Only the lines from the top of the listing below to the line that has "17.5, 18, 18.5, 19, 19.5, 20]" should be echoed, with both ends kept and pictures left out.
--- START Records for the exercise ---
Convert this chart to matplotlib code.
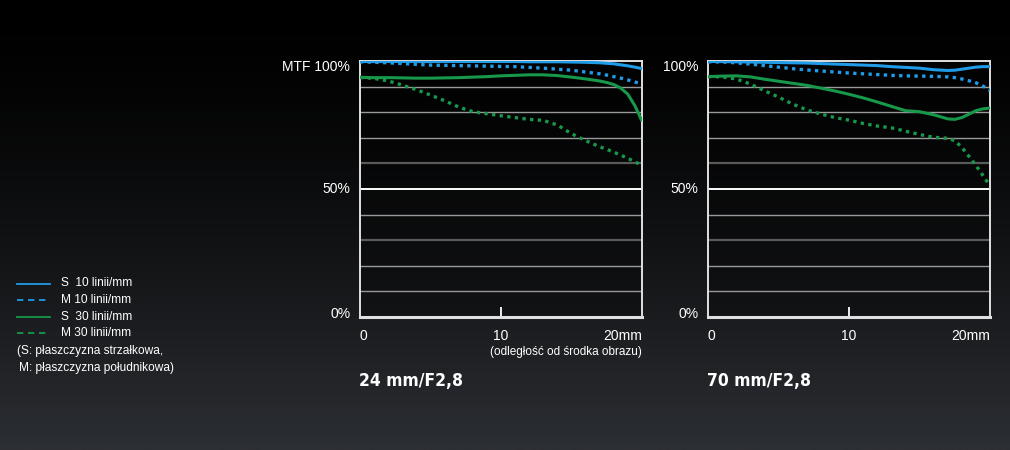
import numpy as np
import matplotlib.pyplot as plt
from matplotlib.lines import Line2D

plt.rcParams['font.family'] = ['Liberation Sans', 'DejaVu Sans']

# distance from image centre (mm), shared by all curves
x_mm = [0, 1, 2, 3, 4, 5, 6, 7, 8, 9, 10, 11, 12, 13, 14, 15, 16, 17,
        17.5, 18, 18.5, 19, 19.5, 20]

# 24 mm/F2,8
w_s10 = [99.8, 99.8, 99.8, 99.8, 99.8, 99.8, 99.8, 99.8, 99.8, 99.8, 99.8, 99.8,
         99.7, 99.7, 99.7, 99.6, 99.5, 99.3, 99.1, 98.9, 98.5, 98.1, 97.6, 97.0]
w_m10 = [99.7, 99.5, 99.3, 99.0, 98.7, 98.4, 98.3, 98.2, 98.1, 98.0, 97.9, 97.8,
         97.5, 97.2, 96.8, 96.4, 95.7, 95.0, 94.5, 93.9, 93.3, 92.6, 91.8, 91.0]
w_s30 = [93.6, 93.5, 93.5, 93.4, 93.3, 93.3, 93.4, 93.5, 93.7, 93.9, 94.2, 94.4,
         94.6, 94.6, 94.3, 93.7, 93.0, 92.2, 91.6, 90.8, 89.4, 87.0, 82.5, 76.5]
w_m30 = [93.6, 93.2, 92.2, 90.6, 88.8, 86.7, 84.5, 82.0, 80.2, 79.4, 78.6, 77.9,
         77.2, 76.8, 75.0, 71.6, 68.9, 66.5, 65.5, 64.4, 63.2, 62.0, 60.6, 59.2]

# 70 mm/F2,8
t_s10 = [99.8, 99.8, 99.7, 99.6, 99.5, 99.4, 99.3, 99.2, 99.0, 98.8, 98.6, 98.4,
         98.2, 97.8, 97.5, 97.2, 96.6, 96.3, 96.4, 96.8, 97.2, 97.6, 97.8, 97.8]
t_m10 = [99.7, 99.6, 99.3, 98.8, 98.2, 97.6, 97.0, 96.5, 96.1, 95.7, 95.3, 95.0,
         94.7, 94.4, 94.2, 94.1, 94.0, 93.8, 93.5, 93.0, 92.3, 91.5, 90.2, 88.5]
t_s30 = [93.9, 94.1, 94.2, 93.8, 92.9, 92.1, 91.3, 90.5, 89.4, 88.3, 87.0, 85.6,
         84.0, 82.3, 80.6, 80.2, 79.0, 77.4, 77.2, 77.9, 79.2, 80.6, 81.3, 81.6]
t_m30 = [93.9, 93.8, 93.0, 91.0, 88.4, 85.9, 83.2, 80.9, 79.3, 77.9, 76.9, 75.6,
         74.6, 73.9, 72.6, 71.3, 70.2, 69.8, 68.9, 66.3, 62.8, 59.2, 55.3, 51.2]

titles = ["24 mm/F2,8", "70 mm/F2,8"]
legend_labels = ["S  10 linii/mm", "M 10 linii/mm", "S  30 linii/mm", "M 30 linii/mm"]

BLUE = "#1f9be8"
GREEN = "#17984a"

W, H = 1010, 450
fig = plt.figure(figsize=(W / 100, H / 100), dpi=100)

# background gradient
bg = fig.add_axes([0, 0, 1, 1], zorder=-10)
g = np.linspace(0, 1, 300) ** 1.5
top = np.array([0.0, 0.0, 0.0])
bot = np.array([0x2c, 0x2f, 0x34]) / 255
img = top[None, :] * (1 - g[:, None]) + bot[None, :] * g[:, None]
bg.imshow(img[:, None, :], aspect="auto", extent=[0, W, H, 0])
bg.set_xlim(0, W)
bg.set_ylim(H, 0)
bg.axis("off")


def px_box(x0, x1, y0, y1):
    return [x0 / W, 1 - y1 / H, (x1 - x0) / W, (y1 - y0) / H]


def mtf_panel(box, s10, m10, s30, m30, top_label, title, note=None):
    ax = fig.add_axes(box)
    ax.set_facecolor((0, 0, 0, 0.3))
    ax.set_xlim(0, 20)
    ax.set_ylim(0, 100)
    for lev in [10, 20, 40, 70, 80, 90]:
        ax.axhline(lev, color="#999999", lw=1.0, zorder=1)
    for lev in [30, 60]:
        ax.axhline(lev, color="#5a5a5a", lw=1.6, zorder=1)
    ax.axhline(50, color="white", lw=1.4, zorder=1)
    for s in ax.spines.values():
        s.set_color("#e0e0e0")
        s.set_linewidth(1.4)
    ax.spines["bottom"].set_linewidth(2.2)

    dot = (0, (1, 1.3))
    ax.plot(x_mm, m10, color=BLUE, lw=2.4, ls=dot, zorder=3)
    ax.plot(x_mm, s10, color=BLUE, lw=2.2, zorder=4, solid_capstyle="butt")
    ax.plot(x_mm, m30, color=GREEN, lw=2.4, ls=dot, zorder=3)
    ax.plot(x_mm, s30, color=GREEN, lw=2.2, zorder=4, solid_capstyle="butt")

    ax.set_xticks([10])
    ax.set_xticklabels([])
    ax.tick_params(axis="x", direction="in", length=7, width=1.3, colors="white")
    ax.set_yticks([])

    tk = dict(color="white", fontsize=10)
    ax.text(0, -4.5, "0", ha="left", va="top", **tk)
    ax.text(10, -4.5, "10", ha="center", va="top", **tk)
    ax.text(20, -4.5, "20mm", ha="right", va="top", **tk)
    ax.annotate(top_label, (0, 97.5), xytext=(-7, 0), textcoords="offset points",
                ha="right", va="center", **tk)
    ax.annotate("50%", (0, 50), xytext=(-7, 0), textcoords="offset points",
                ha="right", va="center", **tk)
    ax.annotate("0%", (0, 1), xytext=(-7, 0), textcoords="offset points",
                ha="right", va="center", **tk)
    if note:
        ax.text(20, -11.5, note, ha="right", va="top", color="white", fontsize=8.5)
    ax.text(-0.1, -25, title, ha="left", va="center", color="white", fontsize=12.5,
            fontweight="bold", fontstretch="condensed", family="DejaVu Sans")
    return ax


mtf_panel(px_box(360, 642, 61, 317), w_s10, w_m10, w_s30, w_m30,
          "MTF 100%", titles[0], "(odległość od środka obrazu)")
mtf_panel(px_box(708, 990, 61, 317), t_s10, t_m10, t_s30, t_m30,
          "100%", titles[1])

# legend on the left
styles = [(BLUE, "-"), (BLUE, (0, (3.5, 2.6))), (GREEN, "-"), (GREEN, (0, (3.5, 2.6)))]
rows = [283.5, 300, 316.5, 333]
for (c, ls), yy, lab in zip(styles, rows, legend_labels):
    bg.add_line(Line2D([17, 50], [yy, yy], color=c, lw=1.3, ls=ls))
    bg.text(61, yy, lab, color="white", fontsize=8.6, va="center", ha="left")
bg.text(17, 351, "(S: płaszczyzna strzałkowa,", color="white", fontsize=8.6,
        va="center", ha="left")
bg.text(19, 367.5, "M: płaszczyzna południkowa)", color="white", fontsize=8.6,
        va="center", ha="left")

fig.savefig("out.png", dpi=100)
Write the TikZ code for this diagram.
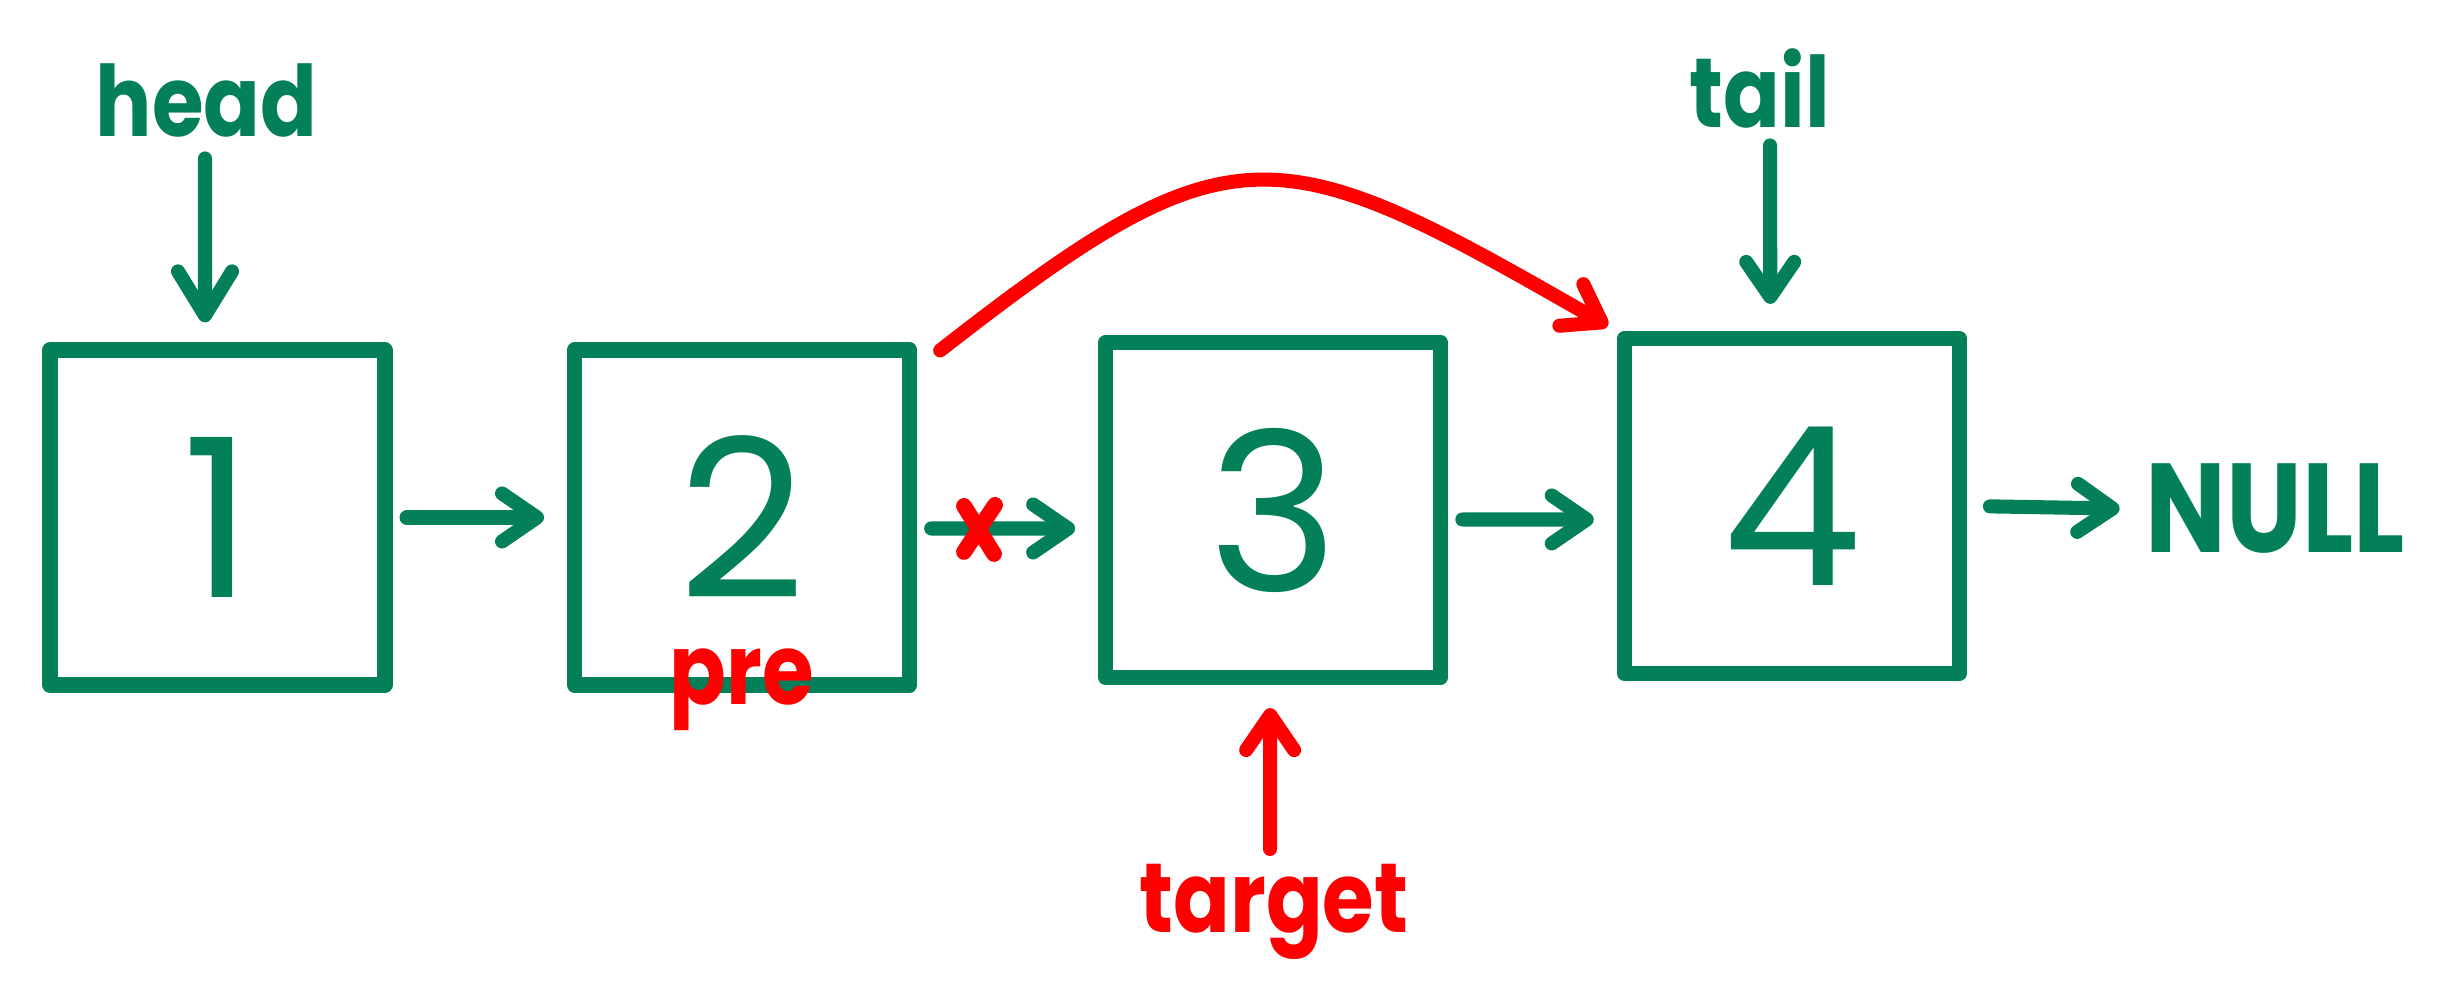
\documentclass[tikz,border=0pt]{standalone}
\usepackage{fontspec}
\setmainfont{Poppins}
\newfontfamily\handfont{Poppins}[FakeStretch=0.85]
\usetikzlibrary{arrows.meta,positioning}
\definecolor{lkgreen}{HTML}{03805A}
\definecolor{lkred}{HTML}{FF0000}

\begin{document}
\begin{tikzpicture}[node distance=1.75cm,box/.style={draw=lkgreen,line width=4.3pt,line join=round,minimum width=3.35cm,minimum height=3.35cm,text=lkgreen,font=\fontsize{63}{63}\selectfont},lbl/.style={inner sep=0pt,anchor=base,font=\handfont\bfseries\fontsize{28}{28}\selectfont},arr/.style={draw=lkgreen,line width=4pt,line cap=round,-{Straight Barb[length=3.5mm,width=4.8mm,round]}},redarr/.style={arr,draw=lkred},xmark/.style={draw=lkred,line width=4.5pt,line cap=round}]
\useasboundingbox (0,0) rectangle (24.62,10);
\node[box] (b1) at (2.175,4.825) {1};
\node[box,right=1.745cm of b1] (b2) {2};
\node[box,right=1.81cm of b2,yshift=0.75mm] (b3) {3};
\node[box,right=1.685cm of b3,yshift=0.4mm] (b4) {4};
\node[lbl,text=lkgreen] (head) at (2.065,8.63) {head};
\node[lbl,text=lkgreen] (tail) at (17.6,8.72) {tail};
\node[lbl,text=lkred] (target) at (12.74,0.67) {target};
\node[lbl,text=lkred] (pre) at (7.42,2.95) {pre};
\node[lbl,text=lkgreen,font=\handfont\bfseries\fontsize{36}{36}\selectfont] (null) at (22.75,4.47) {NULL};
\coordinate (cut) at (9.79,4.72);
% next pointers
\draw[arr,shorten <=1.4mm,shorten >=2.3mm](b1)--(b2);
\draw[arr,shorten <=1.4mm,shorten >=2.3mm]([yshift=-1.1mm]b2.east)--([yshift=-1.85mm]b3.west);
\draw[arr,shorten <=1.4mm,shorten >=2.3mm]([yshift=-0.95mm]b3.east)--([yshift=-1.35mm]b4.west);
\draw[arr,shorten <=2.3mm,shorten >=2.5mm](b4.east)--(null.west);
% head, tail, target
\draw[arr,-{Straight Barb[length=4.4mm,width=5.4mm,round]},shorten <=2mm,shorten >=2mm]([xshift=-0.15mm]head.south)--([xshift=-1.25mm]b1.north);
\draw[arr,shorten <=1.6mm,shorten >=2.7mm]([xshift=1mm]tail.south)--([xshift=-2.15mm]b4.north);
\draw[redarr,shorten <=1.5mm,shorten >=2.3mm]([xshift=-0.4mm]target.north)--([xshift=-0.3mm]b3.south);
% pre -> next skips target
\draw[redarr]([shift={(2.3mm,-0.8mm)}]b2.north east) .. controls (12.34,8.79) and (12.76,8.65) .. ([shift={(-0.9mm,0.5mm)}]b4.north west);
\draw[xmark]([shift={(-1.5mm,2.2mm)}]cut)--([shift={(1.5mm,-2.6mm)}]cut) ([shift={(1.6mm,2.3mm)}]cut)--([shift={(-1.5mm,-2.4mm)}]cut);
\end{tikzpicture}
\end{document}
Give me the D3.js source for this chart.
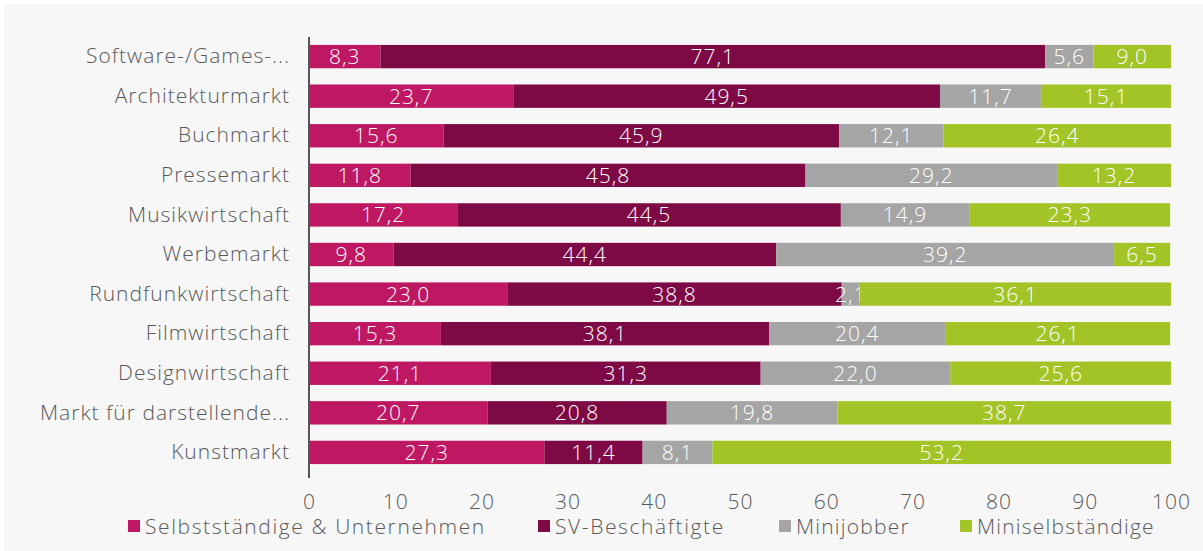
<!DOCTYPE html>
<html>
<head>
<meta charset="utf-8">
<script src="https://cdn.jsdelivr.net/npm/d3@7"></script>
<style>
  body { margin: 0; background: #fff; }
  svg { display: block; }
  text { font-family: "Open Sans", sans-serif; font-weight: 300; letter-spacing: 1px; }
</style>
</head>
<body>
<svg id="chart"></svg>
<script>
// data
const categories = ["Software-/Games-...", "Architekturmarkt", "Buchmarkt", "Pressemarkt",
  "Musikwirtschaft", "Werbemarkt", "Rundfunkwirtschaft", "Filmwirtschaft",
  "Designwirtschaft", "Markt für darstellende...", "Kunstmarkt"];
const seriesNames = ["Selbstständige & Unternehmen", "SV-Beschäftigte", "Minijobber", "Miniselbständige"];
const selbst = [8.3, 23.7, 15.6, 11.8, 17.2, 9.8, 23.0, 15.3, 21.1, 20.7, 27.3];
const sv = [77.1, 49.5, 45.9, 45.8, 44.5, 44.4, 38.8, 38.1, 31.3, 20.8, 11.4];
const mini = [5.6, 11.7, 12.1, 29.2, 14.9, 39.2, 2.1, 20.4, 22.0, 19.8, 8.1];
const miniSelbst = [9.0, 15.1, 26.4, 13.2, 23.3, 6.5, 36.1, 26.1, 25.6, 38.7, 53.2];
const xTicks = [0, 10, 20, 30, 40, 50, 60, 70, 80, 90, 100];
const colors = ["#be1862", "#7d0a44", "#a5a5a5", "#a3c426"];

const width = 1203;
const height = 551;
const margin = { left: 309, right: 32, top: 37, bottom: 80 };

const svg = d3.select('#chart')
  .attr('width', width)
  .attr('height', height);

svg.append('rect')
  .attr('x', 4).attr('y', 4)
  .attr('width', width - 4).attr('height', height - 4)
  .attr('fill', '#f7f7f7');

const table = categories.map((c, i) => ({
  cat: c,
  vals: [selbst[i], sv[i], mini[i], miniSelbst[i]]
}));
const stacked = d3.stack()
  .keys([0, 1, 2, 3])
  .value((d, k) => d.vals[k])(table);

const x = d3.scaleLinear()
  .domain([0, 100])
  .range([margin.left, width - margin.right]);

const y = d3.scaleBand()
  .domain(categories)
  .range([margin.top, 472])
  .paddingInner(0.41)
  .paddingOuter(0.2);

const fmt = v => d3.format('.1f')(v).replace('.', ',');

// bars
const layers = svg.selectAll('.layer')
  .data(stacked)
  .enter().append('g')
  .attr('class', 'layer')
  .attr('fill', (d, i) => colors[i]);

layers.selectAll('rect')
  .data(d => d)
  .enter().append('rect')
  .attr('x', d => x(d[0]))
  .attr('y', d => y(d.data.cat))
  .attr('width', d => x(d[1]) - x(d[0]))
  .attr('height', y.bandwidth());

// value labels
layers.selectAll('text')
  .data(d => d.map(p => ({ p: p, v: p[1] - p[0] })))
  .enter().append('text')
  .attr('x', d => (x(d.p[0]) + x(d.p[1])) / 2)
  .attr('y', d => y(d.p.data.cat) + y.bandwidth() / 2)
  .attr('dy', '0.36em')
  .attr('text-anchor', 'middle')
  .attr('fill', '#fff')
  .style('font-size', '21px')
  .text(d => fmt(d.v));

// y axis
const yAxis = svg.append('g')
  .attr('transform', 'translate(' + margin.left + ',0)')
  .call(d3.axisLeft(y).tickSize(0).tickPadding(19));
yAxis.select('.domain')
  .attr('d', 'M0,' + margin.top + 'V478')
  .attr('stroke', '#555')
  .attr('stroke-width', 2);
yAxis.selectAll('text')
  .attr('fill', '#595959')
  .style('font-size', '21px');

// x axis
const xAxis = svg.append('g')
  .attr('transform', 'translate(0,478)')
  .call(d3.axisBottom(x).tickValues(xTicks).tickSize(0).tickPadding(16));
xAxis.select('.domain').remove();
xAxis.selectAll('text')
  .attr('fill', '#595959')
  .style('font-size', '21px');

// legend
const legendX = [128, 538, 779, 960];
const legend = svg.selectAll('.legend')
  .data(seriesNames)
  .enter().append('g')
  .attr('class', 'legend')
  .attr('transform', (d, i) => 'translate(' + legendX[i] + ',527)');
legend.append('rect')
  .attr('x', 0).attr('y', -7)
  .attr('width', 12).attr('height', 12)
  .attr('fill', (d, i) => colors[i]);
legend.append('text')
  .attr('x', 17)
  .attr('dy', '0.34em')
  .attr('fill', '#595959')
  .style('font-size', '21px')
  .style('letter-spacing', (d, i) => i < 2 ? '1.6px' : '1.2px')
  .text(d => d);
</script>
</body>
</html>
--- END Records for the exercise ---
**Reply:**
Convert this chart to matplotlib code.
import numpy as np
import matplotlib.pyplot as plt
from matplotlib.lines import Line2D

plt.rcParams['font.family'] = ['Liberation Sans', 'DejaVu Sans']

# distance from image centre (mm), shared by all curves
x_mm = [0, 1, 2, 3, 4, 5, 6, 7, 8, 9, 10, 11, 12, 13, 14, 15, 16, 17,
        17.5, 18, 18.5, 19, 19.5, 20]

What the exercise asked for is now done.